-- SUPPLIED INFORMATION start --

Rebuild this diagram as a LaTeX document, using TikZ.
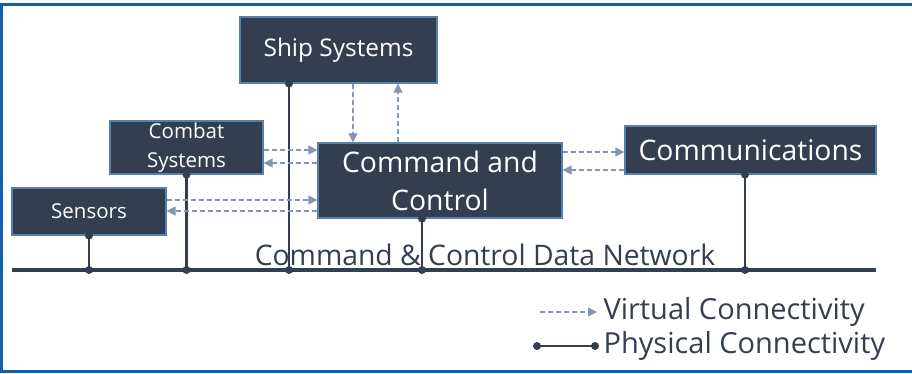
\documentclass[tikz,border=0pt]{standalone}
\usepackage{fontspec}
\setmainfont{Open Sans}
\usetikzlibrary{arrows.meta}
\definecolor{slate}{RGB}{51,63,80}
\definecolor{edgeblue}{RGB}{84,130,173}
\definecolor{virtcol}{RGB}{132,151,176}
\definecolor{framecol}{RGB}{16,96,176}

\begin{document}
\begin{tikzpicture}[x=1pt,y=-1pt,
    box/.style={draw=edgeblue,line width=1.2pt,fill=slate,text=white,align=center,inner sep=0pt},
    virt/.style={draw=virtcol,line width=1.1pt,dash pattern=on 5pt off 3pt,-{Triangle[length=9pt,width=9pt]}},
    phys/.style={draw=slate,line width=2.2pt},
    dot/.style={circle,fill=slate,inner sep=0pt,minimum size=8pt},
    big/.style={font=\fontsize{28.3}{38}\selectfont},
    mid/.style={font=\fontsize{24.4}{29}\selectfont},
    small/.style={font=\fontsize{20.5}{29}\selectfont}]
  \useasboundingbox (0,0) rectangle (912,373);
  \draw[framecol,line width=3pt] (1.5,373) -- (1.5,4) -- (912,4);
  \draw[framecol,line width=3pt] (0,371.5) -- (912,371.5);
        \node[box,mid,  minimum width=197pt,minimum height=66pt] (ship)   at (338.5,50)  {Ship Systems};
        \node[box,small,minimum width=153pt,minimum height=53pt] (combat) at (186.5,147.5) {Combat\\Systems};
        \node[box,small,minimum width=154pt,minimum height=47pt] (sens)   at (89,211.5)  {Sensors};
        \node[box,big,  minimum width=244pt,minimum height=75pt] (cc)     at (440,180.5) {Command and\\Control};
        \node[box,big,  minimum width=251pt,minimum height=48pt] (comm)   at (750.5,150) {Communications};
        \coordinate (busL) at (12,270);
        \coordinate (busR) at (876,270);
        \node[big,text=slate] (net) at (485,255) {Command \& Control Data Network};
  % physical network
  \draw[slate,line width=4pt] (busL) -- (busR);
  \draw[phys] (sens.south)          -- (sens.south |- busL)   node[dot]{} node[dot,pos=0]{};
  \draw[phys] (combat.south)        -- (combat.south |- busL) node[dot]{} node[dot,pos=0]{};
  \draw[phys] (289,0 |- ship.south) -- (289,0 |- busL)        node[dot]{} node[dot,pos=0]{};
  \draw[phys] (422,0 |- cc.south)   -- (422,0 |- busL)        node[dot]{} node[dot,pos=0]{};
  \draw[phys] (745,0 |- comm.south) -- (745,0 |- busL)        node[dot]{} node[dot,pos=0]{};
  % virtual links
  \draw[virt] (353,0 |- ship.south)   -- (353,0 |- cc.north);
  \draw[virt] (398,0 |- cc.north)     -- (398,0 |- ship.south);
  \draw[virt] (combat.east |- 0,150)  -- (cc.west |- 0,150);
  \draw[virt] (cc.west |- 0,163)      -- (combat.east |- 0,163);
  \draw[virt] (sens.east |- 0,200)    -- (cc.west |- 0,200);
  \draw[virt] (cc.west |- 0,211)      -- (sens.east |- 0,211);
  \draw[virt] (cc.east |- 0,152)      -- (comm.west |- 0,152);
  \draw[virt] (comm.west |- 0,170)    -- (cc.east |- 0,170);
  % legend
        \coordinate (vA) at (540,312);
        \coordinate (vB) at (597,312);
        \coordinate (pA) at (537,346);
        \coordinate (pB) at (595,346);
        \node[big,text=slate,anchor=west,font=\fontsize{29}{34}\selectfont] (vtxt) at (600,312) {Virtual Connectivity};
        \node[big,text=slate,anchor=west,font=\fontsize{29}{34}\selectfont] (ptxt) at (600,346) {Physical Connectivity};
  \draw[virt] (vA) -- (vB);
  \draw[phys] (pA) -- (pB) node[dot]{} node[dot,pos=0]{};
\end{tikzpicture}
\end{document}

-- SUPPLIED INFORMATION end --

§ **WHAT IS EXPECTED**: Repeat the listing verbatim. Skip the pictures.

§ **OUTPUT FOR THIS TASK**:
Rebuild this diagram as a LaTeX document, using TikZ.
\documentclass[tikz,border=0pt]{standalone}
\usepackage{fontspec}
\setmainfont{Open Sans}
\usetikzlibrary{arrows.meta}
\definecolor{slate}{RGB}{51,63,80}
\definecolor{edgeblue}{RGB}{84,130,173}
\definecolor{virtcol}{RGB}{132,151,176}
\definecolor{framecol}{RGB}{16,96,176}

\begin{document}
\begin{tikzpicture}[x=1pt,y=-1pt,
    box/.style={draw=edgeblue,line width=1.2pt,fill=slate,text=white,align=center,inner sep=0pt},
    virt/.style={draw=virtcol,line width=1.1pt,dash pattern=on 5pt off 3pt,-{Triangle[length=9pt,width=9pt]}},
    phys/.style={draw=slate,line width=2.2pt},
    dot/.style={circle,fill=slate,inner sep=0pt,minimum size=8pt},
    big/.style={font=\fontsize{28.3}{38}\selectfont},
    mid/.style={font=\fontsize{24.4}{29}\selectfont},
    small/.style={font=\fontsize{20.5}{29}\selectfont}]
  \useasboundingbox (0,0) rectangle (912,373);
  \draw[framecol,line width=3pt] (1.5,373) -- (1.5,4) -- (912,4);
  \draw[framecol,line width=3pt] (0,371.5) -- (912,371.5);
        \node[box,mid,  minimum width=197pt,minimum height=66pt] (ship)   at (338.5,50)  {Ship Systems};
        \node[box,small,minimum width=153pt,minimum height=53pt] (combat) at (186.5,147.5) {Combat\\Systems};
        \node[box,small,minimum width=154pt,minimum height=47pt] (sens)   at (89,211.5)  {Sensors};
        \node[box,big,  minimum width=244pt,minimum height=75pt] (cc)     at (440,180.5) {Command and\\Control};
        \node[box,big,  minimum width=251pt,minimum height=48pt] (comm)   at (750.5,150) {Communications};
        \coordinate (busL) at (12,270);
        \coordinate (busR) at (876,270);
        \node[big,text=slate] (net) at (485,255) {Command \& Control Data Network};
  % physical network
  \draw[slate,line width=4pt] (busL) -- (busR);
  \draw[phys] (sens.south)          -- (sens.south |- busL)   node[dot]{} node[dot,pos=0]{};
  \draw[phys] (combat.south)        -- (combat.south |- busL) node[dot]{} node[dot,pos=0]{};
  \draw[phys] (289,0 |- ship.south) -- (289,0 |- busL)        node[dot]{} node[dot,pos=0]{};
  \draw[phys] (422,0 |- cc.south)   -- (422,0 |- busL)        node[dot]{} node[dot,pos=0]{};
  \draw[phys] (745,0 |- comm.south) -- (745,0 |- busL)        node[dot]{} node[dot,pos=0]{};
  % virtual links
  \draw[virt] (353,0 |- ship.south)   -- (353,0 |- cc.north);
  \draw[virt] (398,0 |- cc.north)     -- (398,0 |- ship.south);
  \draw[virt] (combat.east |- 0,150)  -- (cc.west |- 0,150);
  \draw[virt] (cc.west |- 0,163)      -- (combat.east |- 0,163);
  \draw[virt] (sens.east |- 0,200)    -- (cc.west |- 0,200);
  \draw[virt] (cc.west |- 0,211)      -- (sens.east |- 0,211);
  \draw[virt] (cc.east |- 0,152)      -- (comm.west |- 0,152);
  \draw[virt] (comm.west |- 0,170)    -- (cc.east |- 0,170);
  % legend
        \coordinate (vA) at (540,312);
        \coordinate (vB) at (597,312);
        \coordinate (pA) at (537,346);
        \coordinate (pB) at (595,346);
        \node[big,text=slate,anchor=west,font=\fontsize{29}{34}\selectfont] (vtxt) at (600,312) {Virtual Connectivity};
        \node[big,text=slate,anchor=west,font=\fontsize{29}{34}\selectfont] (ptxt) at (600,346) {Physical Connectivity};
  \draw[virt] (vA) -- (vB);
  \draw[phys] (pA) -- (pB) node[dot]{} node[dot,pos=0]{};
\end{tikzpicture}
\end{document}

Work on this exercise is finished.